The case for raising the minimum wage has always been that it transforms low-wage workers into consumers, and the money those workers earn is immediately spent in the local economy. When people who work in restaurants can actually afford to eat in restaurants, everybody does better. Until now, both sides of the minimum wage “debate” have had their theories. This report finally proves that the more inclusive theory—the one that favors raising the minimum wage in order to empower more Americans as consumers—is the correct one. We’ll always be plagued by equivocators and people who just straight up do not want to pay their workers a living wage. But this new paper is a breakthrough, because it puts a stake through the heart of the most basic claims of minimum-wage opponents.

The next time someone tries to tell you that raising the minimum wage will cost jobs, you can do more than just spout theories at each other. You can show this study to minimum-wage doubters and demonstrate exactly why raising the minimum wage is good for everyone, from business owners to workers.

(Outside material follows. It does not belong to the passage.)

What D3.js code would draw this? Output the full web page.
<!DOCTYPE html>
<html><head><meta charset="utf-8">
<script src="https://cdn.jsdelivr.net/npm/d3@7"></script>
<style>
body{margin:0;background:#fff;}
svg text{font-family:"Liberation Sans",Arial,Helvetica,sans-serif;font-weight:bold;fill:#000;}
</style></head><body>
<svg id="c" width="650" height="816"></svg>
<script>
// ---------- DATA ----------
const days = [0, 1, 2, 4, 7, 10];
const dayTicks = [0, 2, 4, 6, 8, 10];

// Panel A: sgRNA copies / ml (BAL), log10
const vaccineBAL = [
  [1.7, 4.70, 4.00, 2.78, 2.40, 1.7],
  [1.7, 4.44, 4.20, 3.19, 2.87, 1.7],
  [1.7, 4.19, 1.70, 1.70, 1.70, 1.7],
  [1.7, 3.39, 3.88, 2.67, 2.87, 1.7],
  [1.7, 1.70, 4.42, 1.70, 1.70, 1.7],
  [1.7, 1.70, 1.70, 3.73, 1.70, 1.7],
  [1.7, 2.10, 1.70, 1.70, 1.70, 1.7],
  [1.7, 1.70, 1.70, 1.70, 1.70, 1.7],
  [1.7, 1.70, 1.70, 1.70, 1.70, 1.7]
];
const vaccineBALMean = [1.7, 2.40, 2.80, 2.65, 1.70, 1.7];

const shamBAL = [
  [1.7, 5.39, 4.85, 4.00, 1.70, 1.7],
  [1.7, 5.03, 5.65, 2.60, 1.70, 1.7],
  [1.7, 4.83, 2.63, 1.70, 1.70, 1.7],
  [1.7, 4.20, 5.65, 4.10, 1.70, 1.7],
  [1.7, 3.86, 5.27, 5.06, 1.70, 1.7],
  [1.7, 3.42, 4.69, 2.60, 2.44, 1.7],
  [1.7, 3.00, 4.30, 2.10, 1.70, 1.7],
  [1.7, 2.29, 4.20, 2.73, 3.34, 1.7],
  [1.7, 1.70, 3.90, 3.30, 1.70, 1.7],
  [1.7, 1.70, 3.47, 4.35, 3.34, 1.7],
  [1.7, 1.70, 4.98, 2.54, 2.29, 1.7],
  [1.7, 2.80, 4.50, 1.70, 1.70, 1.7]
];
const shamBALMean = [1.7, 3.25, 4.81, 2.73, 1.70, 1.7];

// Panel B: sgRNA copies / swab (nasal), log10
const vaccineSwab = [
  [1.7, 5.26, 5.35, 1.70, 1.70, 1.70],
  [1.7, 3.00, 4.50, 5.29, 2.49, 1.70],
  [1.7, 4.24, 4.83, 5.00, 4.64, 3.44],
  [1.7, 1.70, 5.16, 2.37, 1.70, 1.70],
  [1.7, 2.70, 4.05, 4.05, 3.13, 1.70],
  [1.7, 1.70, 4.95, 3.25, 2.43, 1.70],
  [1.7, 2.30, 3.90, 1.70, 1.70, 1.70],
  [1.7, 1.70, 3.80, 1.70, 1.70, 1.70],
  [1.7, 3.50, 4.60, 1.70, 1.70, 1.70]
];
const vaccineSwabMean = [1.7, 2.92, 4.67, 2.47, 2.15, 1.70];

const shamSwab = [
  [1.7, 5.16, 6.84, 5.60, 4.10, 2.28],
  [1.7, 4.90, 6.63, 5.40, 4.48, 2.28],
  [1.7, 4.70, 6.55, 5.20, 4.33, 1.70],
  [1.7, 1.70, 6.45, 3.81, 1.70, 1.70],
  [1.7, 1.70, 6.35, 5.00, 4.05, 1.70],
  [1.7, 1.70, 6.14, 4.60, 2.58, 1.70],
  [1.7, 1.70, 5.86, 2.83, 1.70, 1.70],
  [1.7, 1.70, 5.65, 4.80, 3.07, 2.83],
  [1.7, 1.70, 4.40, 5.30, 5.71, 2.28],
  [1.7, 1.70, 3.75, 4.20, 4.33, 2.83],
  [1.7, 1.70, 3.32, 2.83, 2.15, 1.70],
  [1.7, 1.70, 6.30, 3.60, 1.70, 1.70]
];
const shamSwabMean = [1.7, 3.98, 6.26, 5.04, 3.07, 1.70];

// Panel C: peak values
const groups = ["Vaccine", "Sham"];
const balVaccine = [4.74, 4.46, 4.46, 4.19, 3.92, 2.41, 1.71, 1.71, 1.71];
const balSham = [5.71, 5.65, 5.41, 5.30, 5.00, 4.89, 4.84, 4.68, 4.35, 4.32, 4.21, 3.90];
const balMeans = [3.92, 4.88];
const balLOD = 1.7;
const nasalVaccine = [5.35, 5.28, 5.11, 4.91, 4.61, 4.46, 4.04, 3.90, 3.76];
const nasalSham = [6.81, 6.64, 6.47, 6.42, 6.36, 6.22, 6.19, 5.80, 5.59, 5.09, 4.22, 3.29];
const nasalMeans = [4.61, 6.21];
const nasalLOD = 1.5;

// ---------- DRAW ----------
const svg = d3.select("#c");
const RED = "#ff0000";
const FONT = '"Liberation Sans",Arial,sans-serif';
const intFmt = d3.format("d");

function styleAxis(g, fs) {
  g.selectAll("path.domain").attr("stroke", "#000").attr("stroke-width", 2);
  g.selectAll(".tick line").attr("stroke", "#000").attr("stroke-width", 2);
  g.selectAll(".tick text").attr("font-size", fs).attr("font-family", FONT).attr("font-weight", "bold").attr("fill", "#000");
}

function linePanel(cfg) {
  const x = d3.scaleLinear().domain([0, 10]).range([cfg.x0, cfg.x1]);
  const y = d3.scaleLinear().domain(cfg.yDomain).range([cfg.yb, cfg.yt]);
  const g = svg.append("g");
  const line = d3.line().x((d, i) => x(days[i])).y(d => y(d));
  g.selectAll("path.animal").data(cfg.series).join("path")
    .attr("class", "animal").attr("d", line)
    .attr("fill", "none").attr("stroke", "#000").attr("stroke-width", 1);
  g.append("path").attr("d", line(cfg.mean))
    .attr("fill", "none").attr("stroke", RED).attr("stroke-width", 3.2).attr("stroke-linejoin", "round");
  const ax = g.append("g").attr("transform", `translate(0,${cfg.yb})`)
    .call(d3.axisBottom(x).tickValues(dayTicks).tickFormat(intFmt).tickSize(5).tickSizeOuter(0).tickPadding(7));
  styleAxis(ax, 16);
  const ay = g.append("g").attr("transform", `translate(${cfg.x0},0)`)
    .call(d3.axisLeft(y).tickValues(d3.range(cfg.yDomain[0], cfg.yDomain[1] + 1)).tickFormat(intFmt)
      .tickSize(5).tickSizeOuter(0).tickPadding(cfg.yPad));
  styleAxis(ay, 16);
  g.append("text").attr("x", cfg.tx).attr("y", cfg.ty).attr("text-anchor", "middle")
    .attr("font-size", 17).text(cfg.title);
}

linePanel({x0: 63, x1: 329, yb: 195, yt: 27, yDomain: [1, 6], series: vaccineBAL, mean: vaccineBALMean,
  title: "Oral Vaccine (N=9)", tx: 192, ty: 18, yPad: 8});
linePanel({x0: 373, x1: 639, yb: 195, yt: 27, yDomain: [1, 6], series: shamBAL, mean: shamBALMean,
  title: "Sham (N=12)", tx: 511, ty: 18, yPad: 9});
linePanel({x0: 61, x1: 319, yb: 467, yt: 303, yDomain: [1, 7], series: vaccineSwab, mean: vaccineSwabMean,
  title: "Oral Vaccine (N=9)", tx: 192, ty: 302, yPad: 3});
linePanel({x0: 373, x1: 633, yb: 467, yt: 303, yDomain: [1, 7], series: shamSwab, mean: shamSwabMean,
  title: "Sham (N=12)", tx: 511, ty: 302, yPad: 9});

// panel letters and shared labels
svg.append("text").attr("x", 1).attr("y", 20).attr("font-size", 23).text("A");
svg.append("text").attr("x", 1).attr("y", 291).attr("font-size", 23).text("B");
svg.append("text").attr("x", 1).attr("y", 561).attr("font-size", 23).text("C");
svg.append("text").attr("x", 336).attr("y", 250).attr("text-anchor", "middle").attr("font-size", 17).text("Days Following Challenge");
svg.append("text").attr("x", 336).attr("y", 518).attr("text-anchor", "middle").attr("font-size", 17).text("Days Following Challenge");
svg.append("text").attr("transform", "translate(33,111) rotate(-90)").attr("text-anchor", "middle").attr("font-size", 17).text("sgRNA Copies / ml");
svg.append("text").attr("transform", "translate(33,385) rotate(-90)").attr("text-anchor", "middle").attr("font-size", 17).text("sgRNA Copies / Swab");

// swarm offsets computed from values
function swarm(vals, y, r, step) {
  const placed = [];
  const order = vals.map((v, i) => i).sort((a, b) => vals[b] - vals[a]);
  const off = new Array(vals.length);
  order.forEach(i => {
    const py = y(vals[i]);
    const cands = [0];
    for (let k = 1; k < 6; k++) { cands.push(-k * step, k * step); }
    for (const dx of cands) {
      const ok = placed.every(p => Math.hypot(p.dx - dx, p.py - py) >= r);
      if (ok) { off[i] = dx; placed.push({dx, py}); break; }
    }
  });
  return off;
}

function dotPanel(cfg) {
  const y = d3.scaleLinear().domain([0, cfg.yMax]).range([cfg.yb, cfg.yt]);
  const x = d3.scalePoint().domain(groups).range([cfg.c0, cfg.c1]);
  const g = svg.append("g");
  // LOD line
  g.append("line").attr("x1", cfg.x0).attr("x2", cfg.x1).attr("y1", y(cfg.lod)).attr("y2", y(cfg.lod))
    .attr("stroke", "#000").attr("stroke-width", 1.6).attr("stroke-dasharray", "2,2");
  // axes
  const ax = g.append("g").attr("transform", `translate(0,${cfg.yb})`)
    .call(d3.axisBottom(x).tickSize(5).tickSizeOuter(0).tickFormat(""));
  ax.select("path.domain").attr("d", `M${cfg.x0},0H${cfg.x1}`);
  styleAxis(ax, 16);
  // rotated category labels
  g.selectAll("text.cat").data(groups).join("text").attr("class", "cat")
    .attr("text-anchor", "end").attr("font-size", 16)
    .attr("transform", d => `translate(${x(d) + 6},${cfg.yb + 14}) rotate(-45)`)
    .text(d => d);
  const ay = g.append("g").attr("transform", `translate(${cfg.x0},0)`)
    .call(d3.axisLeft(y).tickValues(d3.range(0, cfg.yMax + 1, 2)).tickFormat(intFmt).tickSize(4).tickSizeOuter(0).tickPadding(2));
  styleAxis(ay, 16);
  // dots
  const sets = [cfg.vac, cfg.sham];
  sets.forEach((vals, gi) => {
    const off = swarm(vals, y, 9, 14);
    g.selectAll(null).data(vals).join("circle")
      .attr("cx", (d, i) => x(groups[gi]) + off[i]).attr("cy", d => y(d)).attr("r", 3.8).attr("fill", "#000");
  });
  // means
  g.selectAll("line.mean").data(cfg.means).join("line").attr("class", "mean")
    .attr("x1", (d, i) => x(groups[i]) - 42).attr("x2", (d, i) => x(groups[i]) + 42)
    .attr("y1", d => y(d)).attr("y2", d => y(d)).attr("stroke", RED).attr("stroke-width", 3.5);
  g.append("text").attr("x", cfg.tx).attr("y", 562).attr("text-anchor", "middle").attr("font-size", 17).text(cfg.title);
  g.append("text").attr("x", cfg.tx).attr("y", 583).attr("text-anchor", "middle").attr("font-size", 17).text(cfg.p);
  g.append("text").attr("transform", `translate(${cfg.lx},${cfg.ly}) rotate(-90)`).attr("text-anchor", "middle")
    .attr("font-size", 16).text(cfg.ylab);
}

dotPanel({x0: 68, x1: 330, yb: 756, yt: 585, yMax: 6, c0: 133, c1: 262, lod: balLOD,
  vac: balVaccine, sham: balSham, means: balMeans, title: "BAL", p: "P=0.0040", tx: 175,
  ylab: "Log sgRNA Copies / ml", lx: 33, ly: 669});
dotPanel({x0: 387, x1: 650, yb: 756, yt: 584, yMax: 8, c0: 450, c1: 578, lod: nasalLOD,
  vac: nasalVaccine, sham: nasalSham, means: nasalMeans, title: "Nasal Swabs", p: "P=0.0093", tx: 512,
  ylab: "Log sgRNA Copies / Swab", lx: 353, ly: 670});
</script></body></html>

Finally, after years of argument and the endless shouting of bumper-sticker slogans, we have proof: as surely as the earth orbits the sun, raising the minimum wage strengthens, not weakens, the local economy.

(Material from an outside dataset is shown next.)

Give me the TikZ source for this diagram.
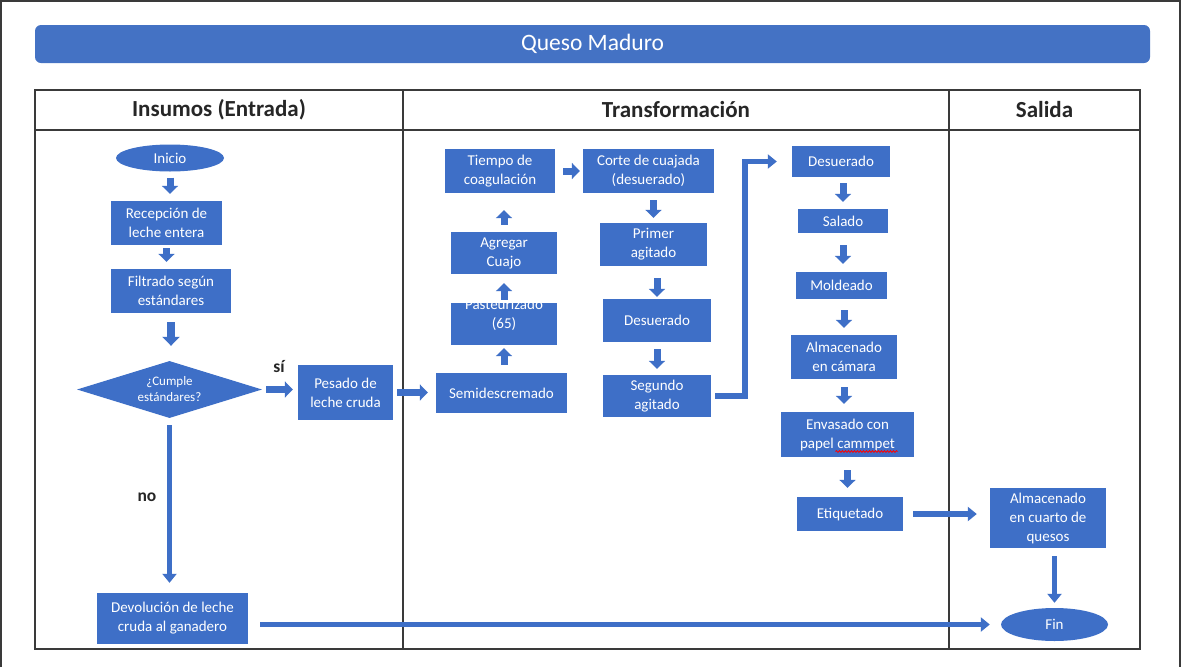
\documentclass[tikz,border=0pt]{standalone}
\usepackage{fontspec}
\setmainfont{Carlito}
\usetikzlibrary{shapes.geometric,arrows.meta,calc,decorations.pathmorphing}
\definecolor{boxblue}{HTML}{3E6FC7}
\definecolor{barblue}{HTML}{4472C4}
\definecolor{gridline}{HTML}{3A3A3A}

\begin{document}
\begin{tikzpicture}[x=1pt,y=-1pt,
  proc/.style={rectangle, fill=boxblue, text=white, align=center, inner sep=0pt,
    font=\fontsize{15}{19}\selectfont},
  term/.style={ellipse, fill=boxblue, text=white, inner sep=0pt,
    font=\fontsize{15}{18}\selectfont},
  dec/.style={diamond, aspect=3.25, fill=boxblue, text=white, align=center, inner sep=0pt,
    font=\fontsize{13}{16}\selectfont},
  blk/.style={draw=boxblue, line width=7pt, -{Triangle[width=16pt,length=8pt]}},
  lng/.style={draw=boxblue, line width=5.5pt, -{Triangle[width=14pt,length=9pt]}},
  lane/.style={font=\fontsize{23}{27}\selectfont\bfseries, text=black!85},
  lbl/.style={font=\fontsize{17.5}{20}\selectfont\bfseries, text=black!85},
  grid/.style={draw=gridline, line width=1.3pt},
]
\useasboundingbox (0,0) rectangle (1181,667);
\fill[white] (0,0) rectangle (1181,667);

% outer frame
\draw[gridline, line width=2.5pt] (1,667) -- (1,1) -- (1180,1) -- (1180,667);

% title bar
\node[fill=barblue, rounded corners=6pt, minimum width=1115pt, minimum height=38pt,
      text=white, font=\fontsize{23.5}{27}\selectfont] (title) at (592.5,44) {Queso Maduro};

% swimlane table
\draw[grid] (35,90) rectangle (1140,649);
\draw[grid] (35,130) -- (1140,130);
\draw[grid] (403,90) -- (403,649);
\draw[grid] (949,90) -- (949,649);
\node[lane] (h1) at (219,110) {Insumos (Entrada)};
\node[lane] (h2) at (676,110) {Transformación};
\node[lane] (h3) at (1044.5,110) {Salida};

% inputs lane
\node[term, minimum width=108pt, minimum height=27pt] (inicio) at (170,158) {Inicio};
\node[proc, minimum width=111pt, minimum height=44pt] (recep) at (166.5,223) {Recepción de\\leche entera};
\node[proc, minimum width=120pt, minimum height=44pt] (filt) at (171,291) {Filtrado según\\estándares};
\node[dec, minimum width=185pt, minimum height=57pt] (cumple) at (169.5,389.5) {¿Cumple\\estándares?};
\node[proc, minimum width=95pt, minimum height=55pt] (pesado) at (345.5,392.5) {Pesado de\\leche cruda};
\node[proc, minimum width=151pt, minimum height=51pt] (devol) at (172.5,618.5) {Devolución de leche\\cruda al ganadero};
\node[lbl] (si) at (279,367) {sí};
\node[lbl] (no) at (147,497) {no};

% transformation lane
\node[proc, minimum width=131pt, minimum height=40pt] (semi) at (501.5,393) {Semidescremado};
\node[proc, minimum width=106pt, minimum height=42pt] (past) at (504,324) {};
\node[text=white, align=center, inner sep=0pt, font=\fontsize{15}{19}\selectfont] (pasttxt) at (504,314.5) {Pasteurizado\\(65)};
\node[proc, minimum width=106pt, minimum height=42pt] (cuajo) at (504,253) {Agregar\\Cuajo};
\node[proc, minimum width=110pt, minimum height=44pt] (tiempo) at (500,171) {Tiempo de\\coagulación};
\node[proc, minimum width=131pt, minimum height=44pt] (corte) at (648.5,171) {Corte de cuajada\\(desuerado)};
\node[proc, minimum width=107pt, minimum height=43pt] (primer) at (653.5,244.5) {Primer\\agitado};
\node[proc, minimum width=108pt, minimum height=43pt] (desu1) at (657,320.5) {Desuerado};
\node[proc, minimum width=108pt, minimum height=42pt] (segundo) at (657,396) {Segundo\\agitado};
\node[proc, minimum width=98pt, minimum height=31pt] (desu2) at (841,161.5) {Desuerado};
\node[proc, minimum width=90pt, minimum height=24pt] (salado) at (843,221) {Salado};
\node[proc, minimum width=91pt, minimum height=27pt] (molde) at (841.5,285.5) {Moldeado};
\node[proc, minimum width=106pt, minimum height=44pt] (almcam) at (844,357) {Almacenado\\en cámara};
\node[proc, minimum width=133pt, minimum height=45pt] (envas) at (847.5,434.5) {Envasado con\\papel cammpet};
\node[proc, minimum width=106pt, minimum height=34pt] (etiq) at (850,514) {Etiquetado};

% output lane
\node[proc, minimum width=116pt, minimum height=60pt] (almq) at (1048,518) {Almacenado\\en cuarto de\\quesos};
\node[term, minimum width=107pt, minimum height=33pt] (fin) at (1054.5,624.5) {Fin};

% spell-check underline
\draw[red, line width=0.8pt, decorate, decoration={snake, amplitude=0.9pt, segment length=3pt}]
  ($(envas.center)+(-12,17)$) -- ($(envas.center)+(50,17)$);

% connectors
\draw[blk, shorten <=6pt, shorten >=7pt] (inicio.south) -- (inicio.south |- recep.north);
\draw[blk, shorten <=3pt, shorten >=7pt] (recep.south) -- (recep.south |- filt.north);
\draw[blk, line width=8pt, -{Triangle[width=17pt,length=9pt]}, shorten <=9pt, shorten >=15pt]
  (filt.south) -- (filt.south |- cumple.north);
\draw[lng, shorten <=7pt, shorten >=10pt] (cumple.south) -- (cumple.south |- devol.north);
\draw[blk, shorten <=4pt, shorten >=5pt] (cumple.east) -- (cumple.east -| pesado.west);
\draw[blk, shorten <=4pt, shorten >=8pt] (pesado.east) -- (pesado.east -| semi.west);
\draw[blk, shorten <=8pt, shorten >=3pt] (semi.north -| past.south) -- (past.south);
\draw[blk, shorten <=3pt, shorten >=9pt] (past.north) -- (past.north |- cuajo.south);
\draw[blk, shorten <=7pt, shorten >=17pt] (cuajo.north) -- (cuajo.north |- tiempo.south);
\draw[blk, shorten <=8pt, shorten >=3pt] (tiempo.east) -- (tiempo.east -| corte.west);
\draw[blk, shorten <=7pt, shorten >=5pt] (primer.north |- corte.south) -- (primer.north);
\draw[blk, shorten <=12pt, shorten >=2pt] (desu1.north |- primer.south) -- (desu1.north);
\draw[blk, shorten <=7pt, shorten >=6pt] (desu1.south) -- (segundo.north);
\draw[lng, shorten <=4pt, shorten >=15pt] (segundo.east) -- ++(34,0) |- (desu2.west);
\draw[blk, shorten <=6pt, shorten >=7pt] (salado.north |- desu2.south) -- (salado.north);
\draw[blk, shorten <=12pt, shorten >=8pt] (salado.south) -- (salado.south |- molde.north);
\draw[blk, shorten <=11pt, shorten >=7pt] (almcam.north |- molde.south) -- (almcam.north);
\draw[blk, shorten <=8pt, shorten >=8pt] (almcam.south) -- (almcam.south |- envas.north);
\draw[blk, shorten <=13pt, shorten >=9pt] (envas.south) -- (envas.south |- etiq.north);
\draw[lng, shorten <=10pt, shorten >=13pt] (etiq.east) -- (etiq.east -| almq.west);
\draw[lng, shorten <=8pt, shorten >=5pt] (fin.north |- almq.south) -- (fin.north);
\draw[lng, shorten <=12pt, shorten >=11pt] (devol.east |- fin.west) -- (fin.west);
\end{tikzpicture}
\end{document}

http://civicskunkworks.com/a-groundbreaking-new-report-upends-conventional-wisdom-about-the-minimum-wage/

Using common sense, if raising the minimum wage will not kill jobs then why not raise the minimum wage to $25.00 or $50.00 or $100.00 per hour? Of course there are consequences that either are reflected in job elimination or increased prices. Virtually never are the OWNERS of corporations willing reduce profits. If wage levels were not a factor there would be no reason for ANY company to exit production in the United States and move production to foreign lands with significantly less labor costs. Also, there is the impact on pricing levels, as any increases in the cost of production or service always results in pricing increases.

If this were not the case, then no companies would be compelled to seek other more cost-efficient means of production or to move production to foreign countries whose workers are paid far less than  Americans.  Increasingly, companies are seeking more efficient and less long term costs that non-human technology can deliver to reduce their operating costs, provide higher build quality, automate service, and maximize profits for their OWNERS. As is virtually always the case, the OWNERS of companies do not want to reduce profits.

What the proponents of raising the minimum wage fundamentally are addressing is that low-paid American workers need to earn more income.